Fig 11-4C: Complete removal of Peenscan indicating complete coverage
Fig 11-4B: Partial removal of Peenscan indicating incomplete coverage
Fig. 11-4A: Peenscan Coating prior to Shot Peening

CWST has developed the PEENSCAN process using DYESCAN fluorescent tracer dyes for this reason. PEENSCAN is ideal for measuring uniformity and extent of coverage for difficult conditions. The whitish-green dye is not visible under normal lighting conditions and must be viewed under a UV (black) light.
The coating can be applied by dipping, brushing or spraying the part under analysis. As the coated surface is impacted with peening media, the impacts remove the fluorescent, elastic coating at a rate proportional to the actual coverage rate. When the part is viewed again under a black light non-uniform coverage is visibly evident. The shot peening process parameters can then be adjusted until the PEENSCAN procedure verifies complete obliteration of the area of concern.

Figure 11-4A through 11-4C demonstrate the PEENSCAN concept. The figures are computer simulations of a turbine blade with the green representing the whitishgreen dye (under black light conditions). As the (green) dye is removed from peening impacts, the (blue) base material is exposed indicating complete coverage. The PEENSCAN inspection process has been found to be clearly superior to using a 10-power glass.
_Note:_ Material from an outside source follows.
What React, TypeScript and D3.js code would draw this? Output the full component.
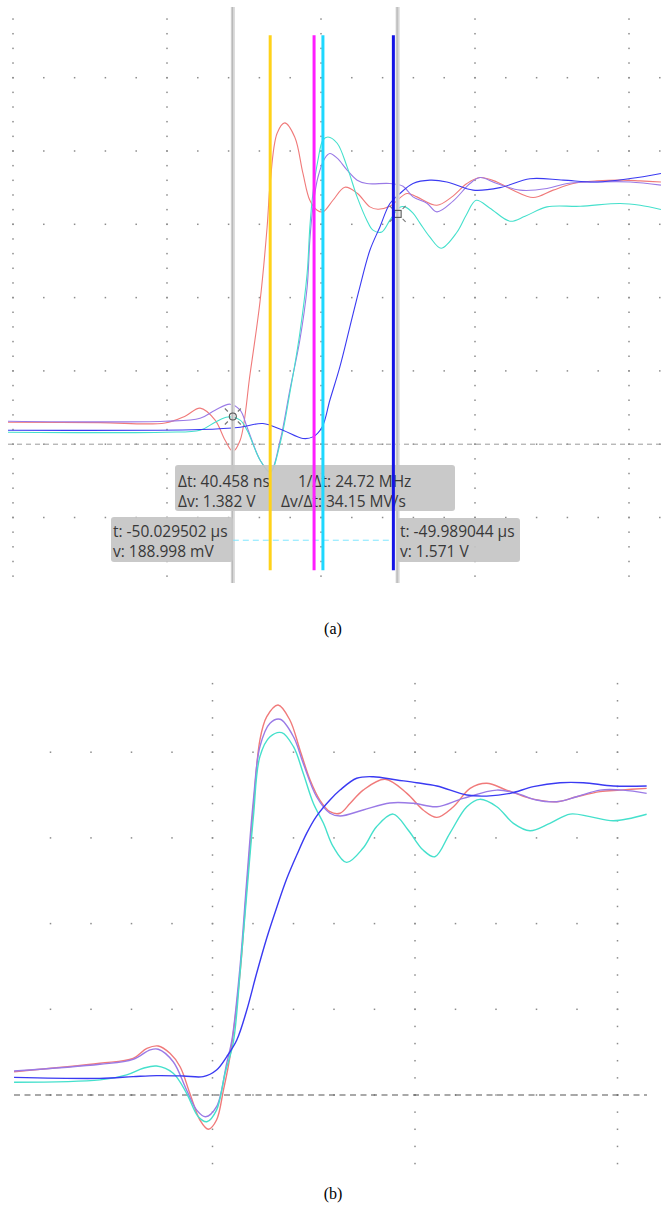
import React from "react";
import * as d3 from "d3";

// panel (a): time in ns from the left graticule line (40 ns/div), volts (0.5 V/div)
const redA: [number, number][] = [
  [-1.3, 0.15], [22.6, 0.147], [39.5, 0.145], [44.7, 0.191], [48.6, 0.246], [52.5, 0.164],
  [55.1, 0.027], [57.1, -0.048], [59.0, 0.027], [61.6, 0.484], [64.2, 0.982], [66.0, 1.48],
  [66.8, 1.78], [68.6, 2.121], [70.6, 2.192], [73.2, 2.094], [75.3, 1.849], [77.1, 1.664],
  [79.0, 1.596], [80.5, 1.585], [83.1, 1.664], [86.2, 1.753], [89.4, 1.712], [92.7, 1.619],
  [94.8, 1.603], [97.9, 1.623], [102.3, 1.71], [104.9, 1.687], [110.1, 1.63], [114.0, 1.687],
  [117.9, 1.778], [121.3, 1.819], [125.7, 1.789], [129.9, 1.733], [135.1, 1.683], [140.3, 1.733],
  [145.5, 1.778], [151.7, 1.796], [158.4, 1.801], [162.9, 1.796], [168.3, 1.789],
];
const purpleA: [number, number][] = [
  [-1.3, 0.157], [39.5, 0.157], [48.6, 0.177], [52.5, 0.232], [56.4, 0.273], [59.0, 0.232],
  [60.8, 0.116], [64.2, -0.109], [66.8, -0.191], [69.4, 0.027], [71.9, 0.368], [74.5, 0.709],
  [76.4, 1.071], [77.1, 1.392], [77.9, 1.617], [79.2, 1.821], [81.0, 1.951], [82.3, 1.983],
  [84.2, 1.951], [86.8, 1.869], [89.4, 1.801], [91.9, 1.778], [97.9, 1.778], [101.3, 1.76],
  [103.9, 1.687], [107.5, 1.644], [110.1, 1.585], [114.3, 1.658], [118.7, 1.778], [121.3, 1.819],
  [125.7, 1.778], [131.7, 1.733], [138.7, 1.744], [143.9, 1.778], [151.7, 1.789], [160.3, 1.789],
  [168.3, 1.767],
];
const cyanA: [number, number][] = [
  [-1.3, 0.082], [39.5, 0.082], [48.6, 0.095], [52.5, 0.15], [55.8, 0.186], [59.0, 0.164],
  [60.8, 0.095], [64.2, -0.109], [66.8, -0.191], [69.4, 0.007], [71.9, 0.348], [74.5, 0.757],
  [76.4, 1.166], [77.1, 1.48], [77.9, 1.712], [79.2, 1.937], [80.5, 2.074], [81.8, 2.096],
  [84.2, 2.053], [86.8, 1.89], [89.4, 1.685], [91.9, 1.528], [93.5, 1.46], [95.8, 1.448],
  [97.9, 1.528], [100.5, 1.617], [101.8, 1.619], [103.9, 1.576], [105.7, 1.508], [108.3, 1.412],
  [111.2, 1.337], [115.3, 1.446], [117.7, 1.562], [120.3, 1.664], [123.9, 1.61], [129.1, 1.521],
  [133.0, 1.555], [138.7, 1.619], [147.3, 1.623], [157.7, 1.642], [162.9, 1.63], [168.3, 1.601],
];
const blueA: [number, number][] = [
  [-1.3, 0.095], [48.6, 0.1], [59.0, 0.116], [64.9, 0.141], [70.1, 0.095], [75.3, 0.039],
  [77.9, 0.05], [80.3, 0.118], [82.3, 0.3], [84.9, 0.527], [87.5, 0.8], [90.1, 1.073],
  [92.7, 1.323], [95.3, 1.482], [97.9, 1.642], [100.5, 1.71], [103.9, 1.778], [108.3, 1.801],
  [112.7, 1.789], [119.5, 1.733], [126.5, 1.75], [134.3, 1.811], [142.9, 1.801], [151.7, 1.789],
  [160.3, 1.812], [168.3, 1.847],
];

// panel (b): time in ns (50 ns/div), volts (0.5 V/div)
const redB: [number, number][] = [
  [1.0, 0.136], [22.2, 0.185], [30.4, 0.214], [33.8, 0.272], [36.6, 0.286], [39.5, 0.243],
  [42.0, 0.165], [44.4, 0.01], [46.9, -0.146], [49.0, -0.2], [51.0, -0.146], [52.7, 0.029],
  [54.3, 0.223], [56.8, 0.71], [58.4, 1.196], [60.1, 1.682], [61.7, 2.071], [63.4, 2.207],
  [66.2, 2.275], [69.1, 2.188], [71.6, 2.013], [74.1, 1.838], [76.5, 1.721], [79.0, 1.653],
  [81.5, 1.644], [84.0, 1.702], [87.2, 1.779], [92.6, 1.842], [98.0, 1.76], [102.0, 1.663],
  [105.4, 1.62], [109.5, 1.682], [113.6, 1.789], [117.7, 1.819], [122.6, 1.779], [128.4, 1.731],
  [135.0, 1.711], [139.9, 1.74], [145.7, 1.77], [150.6, 1.779], [157.2, 1.789],
];
const purpleB: [number, number][] = [
  [1.0, 0.14], [22.2, 0.179], [30.4, 0.208], [34.6, 0.263], [36.6, 0.267], [40.3, 0.194],
  [43.6, 0.029], [46.1, -0.088], [48.3, -0.127], [51.0, -0.068], [53.5, 0.185], [54.8, 0.321],
  [56.8, 0.749], [58.4, 1.235], [60.1, 1.721], [61.7, 2.032], [64.2, 2.169], [66.7, 2.192],
  [70.0, 2.09], [72.4, 1.935], [75.7, 1.74], [79.0, 1.644], [81.5, 1.628], [87.2, 1.663],
  [93.8, 1.704], [99.6, 1.702], [105.4, 1.682], [111.9, 1.731], [120.2, 1.779], [125.1, 1.76],
  [130.0, 1.721], [135.0, 1.711], [139.9, 1.74], [145.7, 1.779], [151.4, 1.779], [157.2, 1.76],
];
const cyanB: [number, number][] = [
  [1.0, 0.074], [22.2, 0.088], [28.8, 0.117], [32.9, 0.156], [36.2, 0.169], [40.3, 0.127],
  [43.6, 0.01], [46.5, -0.127], [48.6, -0.156], [51.0, -0.088], [53.1, 0.127], [55.1, 0.302],
  [56.8, 0.71], [58.4, 1.157], [60.1, 1.624], [61.7, 1.974], [64.2, 2.09], [67.1, 2.114],
  [70.0, 2.032], [72.4, 1.877], [74.9, 1.702], [77.4, 1.585], [79.8, 1.449], [83.1, 1.357],
  [87.2, 1.441], [90.5, 1.565], [94.6, 1.639], [98.3, 1.546], [102.0, 1.429], [104.9, 1.39],
  [108.6, 1.527], [112.8, 1.682], [116.0, 1.725], [120.2, 1.682], [124.3, 1.585], [128.4, 1.542],
  [133.3, 1.585], [138.3, 1.639], [143.2, 1.624], [149.0, 1.6], [157.2, 1.638],
];
const blueB: [number, number][] = [
  [1.0, 0.103], [22.2, 0.097], [30.4, 0.107], [36.2, 0.113], [42.8, 0.111], [47.7, 0.107],
  [51.0, 0.146], [53.5, 0.223], [56.0, 0.321], [58.4, 0.49], [60.9, 0.71], [63.4, 0.916],
  [65.9, 1.097], [68.3, 1.26], [70.8, 1.4], [73.3, 1.529], [75.7, 1.627], [79.0, 1.721],
  [81.5, 1.779], [85.6, 1.848], [89.7, 1.857], [95.5, 1.838], [100.4, 1.822], [105.4, 1.803],
  [112.8, 1.75], [117.7, 1.744], [123.5, 1.76], [129.2, 1.799], [135.8, 1.822], [141.6, 1.822],
  [149.0, 1.803], [157.2, 1.803],
];

// cursors of panel (a)
const cursorTimes = [57.1, 99.9];
const cursorVolts = [0.188998, 1.571];
const markerTimes = [66.8, 78.2, 80.5, 98.8];
const markerSpan = [2.79, -0.86];
const cyanDashVolt = -0.655;

const deltaLabels = [
  ["Δt: 40.458 ns", "1/Δt: 24.72 MHz"],
  ["Δv: 1.382 V", "Δv/Δt: 34.15 MV/s"],
];
const cursorLabels = [
  ["t: -50.029502 μs", "v: 188.998 mV"],
  ["t: -49.989044 μs", "v: 1.571 V"],
];
const captions = ["(a)", "(b)"];

const traceColors = ["#f07a7a", "#9a7ae6", "#45e0cc", "#3a3af2"];
const markerColors = ["#ffd21a", "#ff1eff", "#1ed8ff", "#1414e6"];
const textColor = "#383838";
const font = "'Open Sans', 'Noto Sans', sans-serif";

const W = 661;
const H = 1207;

function Dots({ xs, ys, majorX, majorY, minorX, minorY, clip }: any) {
  const [x0, x1, y0, y1] = clip;
  const pts: [number, number][] = [];
  majorX.forEach((mx: number) => minorY.forEach((my: number) => pts.push([xs(mx), ys(my)])));
  majorY.forEach((my: number) => minorX.forEach((mx: number) => pts.push([xs(mx), ys(my)])));
  return (
    <g fill="#8c8c8c">
      {pts
        .filter(([x, y]) => x >= x0 && x <= x1 && y >= y0 && y <= y1)
        .map(([x, y], i) => (
          <rect key={i} x={x - 0.75} y={y - 0.75} width={1.5} height={1.5} />
        ))}
    </g>
  );
}

export default function App() {
  // panel (a) scales
  const xA = d3.scaleLinear().domain([0, 160]).range([13, 629]);
  const yA = d3.scaleLinear().domain([-1, 3]).range([590.8, 4.4]);
  // panel (b) scales
  const xB = d3.scaleLinear().domain([0, 160]).range([10, 658]);
  const yB = d3.scaleLinear().domain([-0.5, 2.5]).range([1180.7, 666.5]);

  const lineA = d3
    .line<[number, number]>()
    .x((d) => xA(d[0]))
    .y((d) => yA(d[1]))
    .curve(d3.curveCatmullRom.alpha(0.5));
  const lineB = d3
    .line<[number, number]>()
    .x((d) => xB(d[0]))
    .y((d) => yB(d[1]))
    .curve(d3.curveCatmullRom.alpha(0.5));

  const tracesA = [redA, purpleA, cyanA, blueA];
  const tracesB = [redB, purpleB, cyanB, blueB];

  const c1x = xA(cursorTimes[0]);
  const c2x = xA(cursorTimes[1]);
  const m1 = [c1x, yA(cursorVolts[0])];
  const m2 = [c2x, yA(cursorVolts[1])];

  const ticksX = (s: number, e: number, step: number) => d3.range(s, e + 1e-6, step);

  return (
    <svg
      width={W}
      height={H}
      style={{ position: "absolute", left: 0, top: 0, display: "block", background: "#fff" }}
      fontFamily={font}
    >
      <defs>
        <clipPath id="clipA">
          <rect x={8} y={5} width={653} height={580} />
        </clipPath>
        <clipPath id="clipB">
          <rect x={14} y={666} width={633} height={514} />
        </clipPath>
      </defs>

      {/* ---------- panel (a) ---------- */}
      <Dots
        xs={xA}
        ys={yA}
        majorX={ticksX(0, 160, 40)}
        majorY={ticksX(-1, 3, 0.5)}
        minorX={ticksX(0, 168, 8)}
        minorY={ticksX(-1, 3, 0.1)}
        clip={[8, 661, 12, 585]}
      />
      <line x1={8} x2={661} y1={yA(0)} y2={yA(0)} stroke="#9a9a9a" strokeWidth={1} strokeDasharray="5 4" />
      <g clipPath="url(#clipA)" fill="none">
        {tracesA.map((d, i) => (
          <path key={i} d={lineA(d) || ""} stroke={traceColors[i]} strokeWidth={1.1} />
        ))}
      </g>
      {cursorTimes.map((t, i) => (
        <g key={i}>
          <rect x={xA(t) - 2} y={7} width={4} height={576} fill="#d6d6d6" />
          <line x1={xA(t) - 0.5} x2={xA(t) - 0.5} y1={7} y2={583} stroke="#b4b4b4" strokeWidth={1} />
        </g>
      ))}
      <line
        x1={c1x}
        x2={xA(markerTimes[3])}
        y1={yA(cyanDashVolt)}
        y2={yA(cyanDashVolt)}
        stroke="#7fe6ff"
        strokeWidth={1}
        strokeDasharray="6 4"
      />
      {/* cursor markers */}
      <g stroke="#555" strokeWidth={1.1} fill="none">
        <circle cx={m1[0]} cy={m1[1]} r={3.5} />
        <rect x={m2[0] - 3.5} y={m2[1] - 3.5} width={7} height={7} />
        {[m1, m2].map((m, i) =>
          [
            [-1, -1],
            [1, -1],
            [-1, 1],
            [1, 1],
          ].map(([sx, sy], j) => (
            <line key={i + "-" + j} x1={m[0] + sx * 5} y1={m[1] + sy * 5} x2={m[0] + sx * 8} y2={m[1] + sy * 8} stroke="#777" />
          ))
        )}
      </g>

      {/* readouts */}
      <g fill="#c4c4c4" fillOpacity={0.92}>
        <rect x={175} y={465} width={280} height={46} rx={3} />
        <rect x={111} y={517} width={122} height={45} rx={3} />
        <rect x={397} y={518} width={123} height={44} rx={3} />
      </g>
      <g fill={textColor} fontSize={15.5}>
        <text x={178} y={486.5}>{deltaLabels[0][0]}</text>
        <text x={298} y={486.5}>{deltaLabels[0][1]}</text>
        <text x={178} y={506.5}>{deltaLabels[1][0]}</text>
        <text x={281} y={506.5}>{deltaLabels[1][1]}</text>
        <text x={113} y={537}>{cursorLabels[0][0]}</text>
        <text x={113} y={557}>{cursorLabels[0][1]}</text>
        <text x={400} y={537}>{cursorLabels[1][0]}</text>
        <text x={400} y={557}>{cursorLabels[1][1]}</text>
      </g>

      {markerTimes.map((t, i) => (
        <line
          key={i}
          x1={xA(t)}
          x2={xA(t)}
          y1={yA(markerSpan[0])}
          y2={yA(markerSpan[1])}
          stroke={markerColors[i]}
          strokeWidth={3}
        />
      ))}

      <text x={333} y={634} textAnchor="middle" fontFamily="'Liberation Serif', serif" fontSize={16} fill="#000">
        {captions[0]}
      </text>

      {/* ---------- panel (b) ---------- */}
      <Dots
        xs={xB}
        ys={yB}
        majorX={ticksX(0, 150, 50)}
        majorY={ticksX(-0.5, 2.5, 0.5)}
        minorX={ticksX(0, 160, 10)}
        minorY={ticksX(-0.5, 2.5, 0.1)}
        clip={[14, 648, 675, 1170]}
      />
      <line x1={14} x2={647} y1={yB(0)} y2={yB(0)} stroke="#555" strokeWidth={1.2} strokeDasharray="6 4.5" />
      <g clipPath="url(#clipB)" fill="none">
        {tracesB.map((d, i) => (
          <path key={i} d={lineB(d) || ""} stroke={traceColors[i]} strokeWidth={1.4} />
        ))}
      </g>

      <text x={333} y={1199} textAnchor="middle" fontFamily="'Liberation Serif', serif" fontSize={16} fill="#000">
        {captions[1]}
      </text>
    </svg>
  );
}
4. Automated Shot Peening Equipment

Throughout the world, CWST service centers are equipped with similar types of automated shot peening equipment. When required, this network allows for efficient, economic and reliable transfer or duplication of shot peen
processing from one location to another.
CWST also offers Computer Monitored Shot Peening (CMSP), which utilizes additional process controls and records data during the production shot peening of each part. For components designed to incorporate shot peening for product life enhancement, customers should request adherence to the computer monitored process specification AMS-2432.
CWST has developed CMSP equipment that has the capability to monitor, control and document the following parameters of the peening process:

  • Air pressure and shot flow at each nozzle
  • Wheel speed and shot flow of each wheel
  • Part rotation and/or translation
  • Nozzle reciprocation
  • Cycle time

These parameters are continuously monitored and compared to acceptable limits programmed into the computer. If an unacceptable deviation is found, the machine will automatically shut down within one second and report the nature and extent of deviation. The machine will not restart processing until machine parameters have been corrected.